### Instructions to follow
Pick out each line with the word "What" from the material that follows.

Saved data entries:
▬▬▬▬▬▬
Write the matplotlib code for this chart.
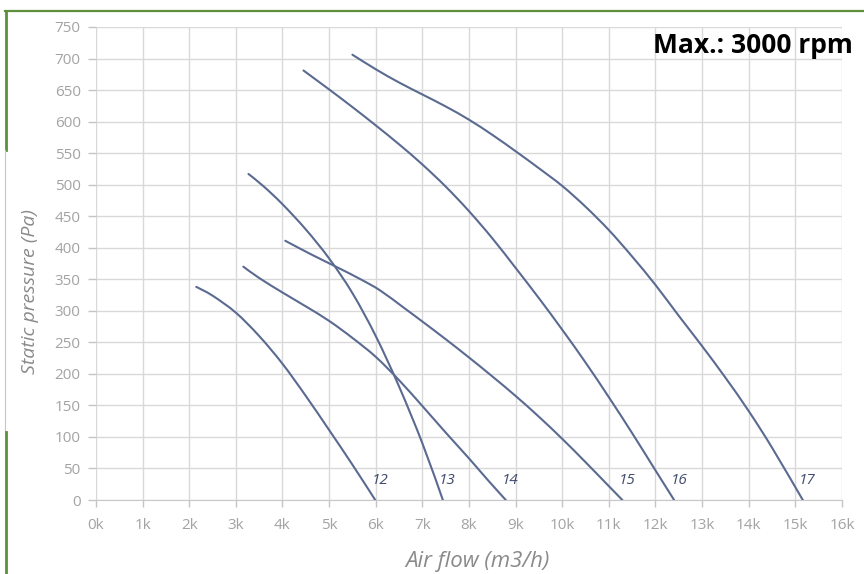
import matplotlib
matplotlib.use("Agg")
import numpy as np
import matplotlib.pyplot as plt
from matplotlib.lines import Line2D
from matplotlib.path import Path
from matplotlib.patches import PathPatch

# DATA (air flow in k m3/h, static pressure in Pa)
curve_names = ["12", "13", "14", "15", "16", "17"]

flow_12 = [2.15, 2.5, 3.0, 3.5, 4.0, 4.5, 5.0, 5.5, 5.99]
pres_12 = [338, 324, 297, 260, 216, 165, 111, 56, 0]

flow_13 = [3.27, 3.6, 4.0, 4.5, 5.0, 5.5, 6.0, 6.5, 7.0, 7.44]
pres_13 = [517, 497, 469, 429, 383, 328, 260, 180, 90, 0]

flow_14 = [3.16, 3.5, 4.0, 4.5, 5.0, 5.5, 6.0, 6.5, 7.0, 7.5, 8.0, 8.4, 8.79]
pres_14 = [370, 352, 329, 307, 284, 257, 227, 190, 149, 107, 66, 32, 0]

flow_15 = [4.06, 4.6, 5.2, 5.7, 6.1, 6.6, 7.0, 7.5, 8.0, 8.5, 9.0, 9.5, 10.0, 10.5, 11.0, 11.29]
pres_15 = [411, 390, 368, 349, 332, 305, 283, 255, 226, 196, 165, 132, 97, 60, 22, 0]

flow_16 = [4.45, 5.0, 5.5, 6.0, 6.5, 7.0, 7.5, 8.0, 8.5, 9.0, 9.5, 10.0, 10.5, 11.0, 11.5, 12.0, 12.4]
pres_16 = [681, 651, 623, 594, 564, 532, 497, 458, 415, 368, 320, 270, 218, 163, 106, 47, 0]

flow_17 = [5.5, 6.0, 6.5, 7.0, 7.5, 8.0, 8.5, 9.0, 9.5, 10.0, 10.5, 11.0, 11.5, 12.0, 12.5, 13.0, 13.5, 14.0, 14.5, 15.16]
pres_17 = [706, 683, 662, 643, 624, 603, 579, 553, 526, 498, 465, 428, 386, 341, 292, 244, 194, 141, 83, 0]

x_ticks = list(range(0, 17))
x_tick_labels = [f"{k}k" for k in x_ticks]
y_ticks = list(range(0, 751, 50))

FONT = "Open Sans"
LINE_COLOR = "#5a6a91"
GRID_COLOR = "#d9d9d9"
TEXT_GRAY = "#8a8a8a"
GREEN = "#5e8f3a"


def smooth_curve(xs, ys):
    # Catmull-Rom through the read points, drawn as cubic bezier segments
    pts = np.column_stack([xs, ys]).astype(float)
    n = len(pts)
    verts = [pts[0]]
    codes = [Path.MOVETO]
    for i in range(n - 1):
        p0 = pts[max(i - 1, 0)]
        p1 = pts[i]
        p2 = pts[i + 1]
        p3 = pts[min(i + 2, n - 1)]
        verts += [p1 + (p2 - p0) / 6, p2 - (p3 - p1) / 6, p2]
        codes += [Path.CURVE4] * 3
    return Path(verts, codes)


fig = plt.figure(figsize=(8.64, 5.74), dpi=100)
ax = fig.add_axes([0.1111, 0.1289, 0.8634, 0.8241])

flows = [flow_12, flow_13, flow_14, flow_15, flow_16, flow_17]
pressures = [pres_12, pres_13, pres_14, pres_15, pres_16, pres_17]

for name, fl, pr in zip(curve_names, flows, pressures):
    ax.add_patch(PathPatch(smooth_curve(fl, pr), fill=False, edgecolor=LINE_COLOR,
                           lw=1.5, capstyle="round", zorder=3))
    ax.text(fl[-1] + 0.1, 31, name, ha="center", va="center",
            fontsize=11, style="italic", color="#3f4b6c", family=FONT, zorder=4)

ax.set_xlim(0, 16)
ax.set_ylim(0, 750)
ax.set_xticks(x_ticks)
ax.set_xticklabels(x_tick_labels)
ax.set_yticks(y_ticks)

ax.grid(True, color=GRID_COLOR, lw=1.0)
ax.set_axisbelow(True)
for side in ["top", "right", "left"]:
    ax.spines[side].set_visible(False)
ax.spines["bottom"].set_color("#c8c8c8")
ax.tick_params(axis="both", colors="#c4c4c4", length=6, width=1.0,
               labelcolor="#a3a3a3", labelsize=11)
ax.tick_params(axis="y", pad=5)
ax.tick_params(axis="x", length=5, pad=8)
for lbl in ax.get_xticklabels() + ax.get_yticklabels():
    lbl.set_family(FONT)

fig.text(477 / 864, 1 - 561 / 574, "Air flow (m3/h)", ha="center", va="center",
         fontsize=16, style="italic", color=TEXT_GRAY, family=FONT)
fig.text(30 / 864, 1 - 292 / 574, "Static pressure (Pa)", ha="center", va="center",
         rotation=90, fontsize=14, style="italic", color=TEXT_GRAY, family=FONT)

fig.text(853 / 864, 1 - 53 / 574, "Max.: 3000 rpm", ha="right", va="baseline",
         fontsize=19, fontweight="bold", color="black", family=FONT)

# green frame pieces (figure pixel coords)
W, H = 864, 574
def px_line(x0, y0, x1, y1, lw, color):
    fig.add_artist(Line2D([x0 / W, x1 / W], [1 - y0 / H, 1 - y1 / H],
                          transform=fig.transFigure, color=color, lw=lw))

px_line(5, 11, W, 11, 1.6, GREEN)
px_line(5.5, 11, 5.5, 150, 2.0, GREEN)
px_line(4.5, 150, 4.5, 432, 0.8, "#b9d3a4")
px_line(5.5, 432, 5.5, H, 2.0, GREEN)

fig.savefig("out.png", dpi=100)
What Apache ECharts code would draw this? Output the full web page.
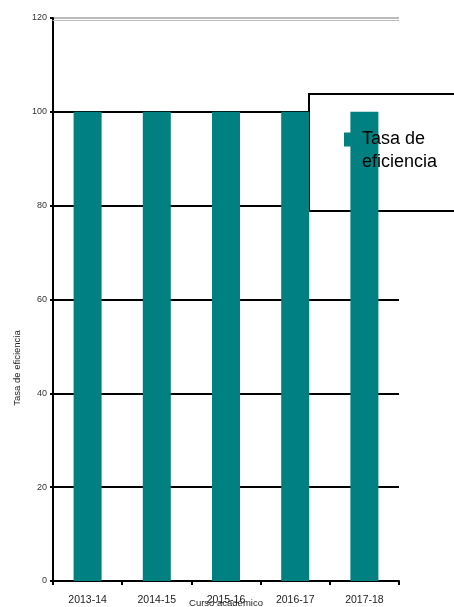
<!DOCTYPE html>
<html><head><meta charset="utf-8">
<script src="https://cdn.jsdelivr.net/npm/echarts@6/dist/echarts.min.js"></script>
<style>html,body{margin:0;padding:0;background:#fff}#c{width:454px;height:607px}</style>
</head><body><div id="c"></div>
<script>
const categories = ['2013-14','2014-15','2015-16','2016-17','2017-18'];
const tasaEficiencia = [100,100,100,100,100];
const seriesName = 'Tasa de eficiencia';
const legendLines = ['Tasa de','eficiencia'];
const xName = 'Curso académico';
const yName = 'Tasa de eficiencia';

const chart = echarts.init(document.getElementById('c'), null, {renderer:'canvas'});
const font = 'Liberation Sans, Arial, sans-serif';
chart.setOption({
  animation:false,
  backgroundColor:'#fff',
  textStyle:{fontFamily:font},
  grid:{left:53,right:55,top:18,bottom:26,outerBoundsMode:'none',containLabel:false},
  legend:{
    data:[seriesName], left:339, top:100, icon:'rect', itemWidth:10, itemHeight:14, itemGap:0,
    formatter:()=> '{p|}\n' + legendLines.map(s=>'{t|'+s+'}').join('\n'),
    textStyle:{fontSize:18,color:'#000',fontFamily:font,lineHeight:23,
      rich:{p:{lineHeight:23,fontSize:18},t:{fontSize:18,lineHeight:23,padding:[0,0,0,3],color:'#000',fontFamily:font}}}
  },
  graphic:[
    {type:'rect', z:1, shape:{x:309,y:94,width:160,height:117}, style:{fill:'#fff',stroke:'#000',lineWidth:2}},
    {type:'text', z:5, x:17, y:368, rotation:Math.PI/2,
     style:{text:yName, fontSize:9.5, fill:'#222', fontFamily:font, align:'center', verticalAlign:'middle'}}
  ],
  xAxis:[{
    type:'category', data:categories, position:'bottom',
    name:xName, nameLocation:'middle', nameGap:17, nameMoveOverlap:false,
    nameTextStyle:{fontSize:9.5,color:'#222'},
    axisLine:{lineStyle:{color:'#000',width:2}},
    axisTick:{show:true,alignWithLabel:false,length:4,lineStyle:{color:'#000',width:2}},
    axisLabel:{fontSize:10.5,color:'#222',margin:14}
  },{
    type:'category', data:categories, position:'top', offset:-2,
    axisLine:{lineStyle:{color:'#bbb',width:1}}, axisTick:{show:false}, axisLabel:{show:false}
  }],
  yAxis:{
    type:'value', min:0, max:120, interval:20,
    axisLine:{show:true,lineStyle:{color:'#000',width:2}},
    axisTick:{show:true,length:3,lineStyle:{color:'#000',width:2}},
    axisLabel:{fontSize:9,color:'#333',margin:6},
    splitLine:{show:true,lineStyle:{color:['#000','#000','#000','#000','#000','#000','#bbb'],width:[2]}}
  },
  series:[{
    name:seriesName, type:'bar', data:tasaEficiencia, barWidth:28, z:2,
    itemStyle:{color:'#008080'}
  }]
});
</script></body></html>
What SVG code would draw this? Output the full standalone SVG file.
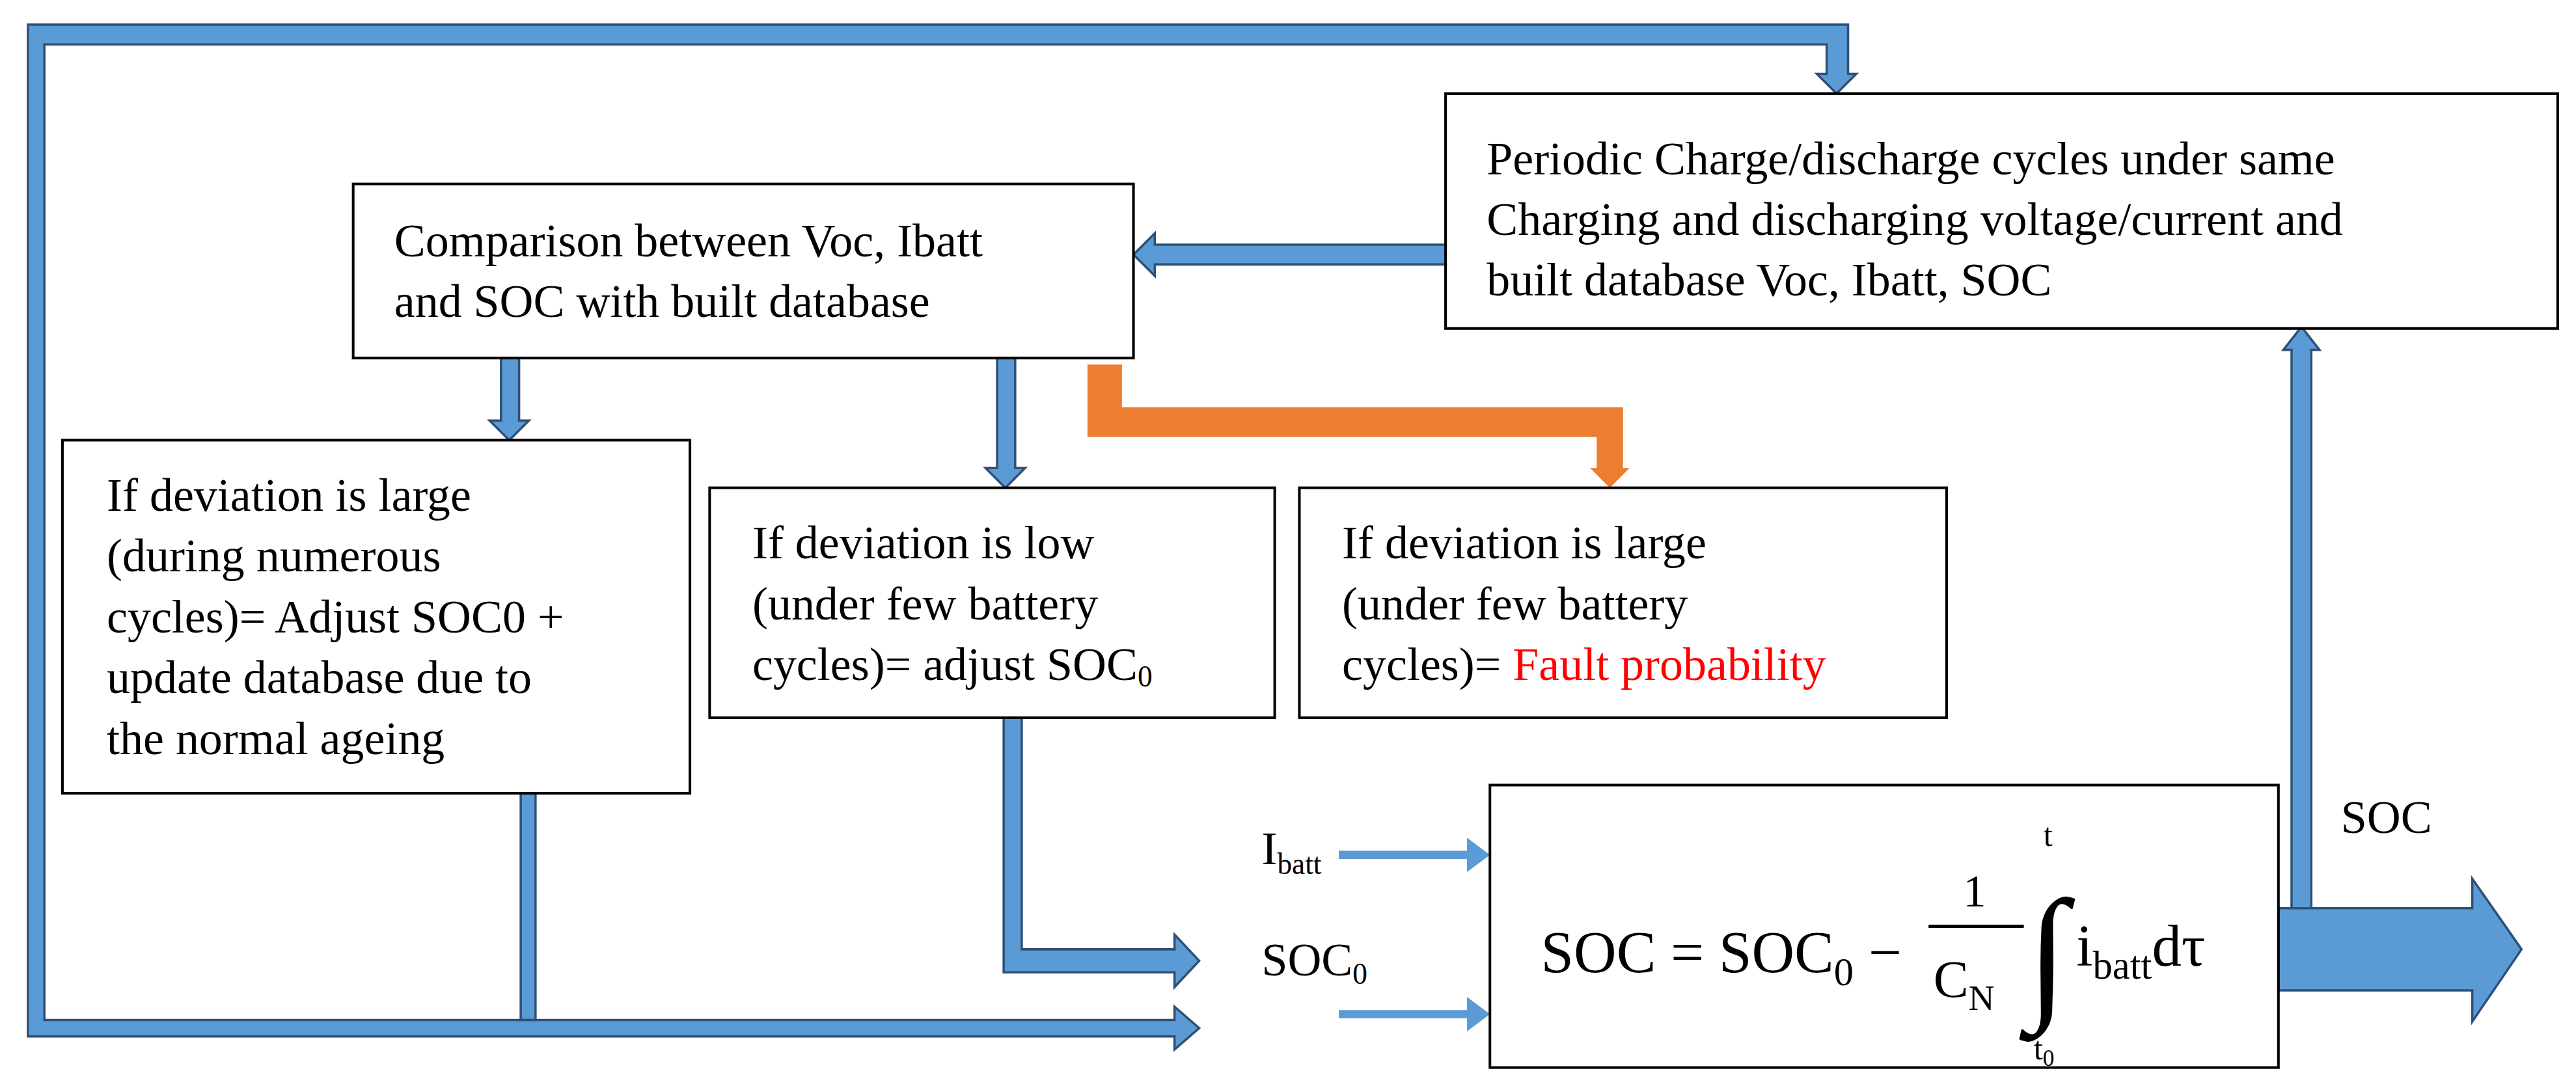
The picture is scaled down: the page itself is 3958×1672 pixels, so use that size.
<svg xmlns="http://www.w3.org/2000/svg" width="3958" height="1672" viewBox="0 0 3958 1672">
<style>
.bx{fill:#fff;stroke:#000;stroke-width:1.6}
.ar{fill:#5b9bd5;stroke:#2e5077;stroke-width:1.4}
.t{font-size:28.5px;fill:#000}
.f{fill:#000}
</style>
<rect width="3958" height="1672" fill="#fff"/>
<g transform="scale(2.524)">
<g id="connectors">
<path class="ar" d="M17,15 H1125 V45 H1130 L1118,57 L1106,45 H1112 V27 H27 V621 H715 V613 L730,626 L715,639 V631 H17 Z"/>
<rect class="ar" x="317" y="483" width="9" height="138"/>
<path class="ar" d="M880,149 H703 V142 L690,155 L703,168 V161 H880 Z"/>
<path class="ar" d="M305,218 H316 V256 H322 L310,268 L298,256 H305 Z"/>
<path class="ar" d="M607,218 H618 V285 H624 L612,297 L600,285 H607 Z"/>
<path fill="#ed7d31" d="M662,222 H683 V248 H988 V285 H992 L980,297 L968,285 H972 V266 H662 Z"/>
<path class="ar" d="M611,437 H622 V578 H715 V569 L730,585 L715,601 V592 H611 Z"/>
<path class="ar" d="M1395,555 V213 H1390 L1401,199 L1412,213 H1407 V555 Z"/>
<path class="ar" d="M1387,553 H1505 V535 L1535,578 L1505,622 V603 H1387 Z"/>
<g fill="#5b9bd5">
<rect x="815" y="518" width="80" height="5"/><polygon points="893,510 907,520.5 893,531"/>
<rect x="815" y="615" width="80" height="5"/><polygon points="893,607 907,617.5 893,628"/>
</g>
</g>
<g font-family="'Liberation Serif','Times New Roman','DejaVu Serif',serif">
<g id="periodic"><rect class="bx" x="880" y="57" width="677" height="143"/>
<text class="t" x="905" y="106">Periodic Charge/discharge cycles under same</text>
<text class="t" x="905" y="143">Charging and discharging voltage/current and</text>
<text class="t" x="905" y="180">built database Voc, Ibatt, SOC</text></g>
<g id="comparison"><rect class="bx" x="215" y="112" width="475" height="106"/>
<text class="t" x="240" y="156">Comparison between Voc, Ibatt</text>
<text class="t" x="240" y="193">and SOC with built database</text></g>
<g id="large-numerous"><rect class="bx" x="38" y="268" width="382" height="215"/>
<text class="t" x="65" y="311">If deviation is large</text>
<text class="t" x="65" y="348">(during numerous</text>
<text class="t" x="65" y="385">cycles)= Adjust SOC0 +</text>
<text class="t" x="65" y="422">update database due to</text>
<text class="t" x="65" y="459">the normal ageing</text></g>
<g id="low"><rect class="bx" x="432" y="297" width="344" height="140"/>
<text class="t" x="458" y="340">If deviation is low</text>
<text class="t" x="458" y="377">(under few battery</text>
<text class="t" x="458" y="414">cycles)= adjust SOC<tspan font-size="18" dy="4">0</tspan></text></g>
<g id="large-few"><rect class="bx" x="791" y="297" width="394" height="140"/>
<text class="t" x="817" y="340">If deviation is large</text>
<text class="t" x="817" y="377">(under few battery</text>
<text class="t" x="817" y="414">cycles)= <tspan fill="#ff0000">Fault probability</tspan></text></g>
<g id="formula"><rect class="bx" x="907" y="478" width="480" height="172"/>
<text class="f" font-size="36" x="938" y="592">SOC = SOC<tspan font-size="24" dy="8">0</tspan><tspan dy="-8"> −</tspan></text>
<text class="f" font-size="28" x="1195" y="552">1</text>
<line x1="1174" y1="564" x2="1232" y2="564" stroke="#000" stroke-width="2"/>
<text class="f" font-size="32" x="1177" y="607">C<tspan font-size="22" dy="8">N</tspan></text>
<text class="f" font-size="90" x="1234" y="610">∫</text>
<text class="f" font-size="20" x="1244" y="515">t</text>
<text class="f" font-size="20" x="1238" y="645">t<tspan font-size="14" dy="4">0</tspan></text>
<text class="f" font-size="36" x="1264" y="588">i<tspan font-size="24" dy="8">batt</tspan><tspan dy="-8">dτ</tspan></text></g>
<g id="labels">
<text class="t" x="768" y="526">I<tspan font-size="18" dy="6">batt</tspan></text>
<text class="t" x="768" y="594">SOC<tspan font-size="18" dy="5">0</tspan></text>
<text class="t" x="1425" y="507">SOC</text></g>
</g>
</g>
</svg>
▬▬▬▬▬▬
### Task response
What Apache ECharts code would draw this? Output the full web page.
What SVG code would draw this? Output the full standalone SVG file.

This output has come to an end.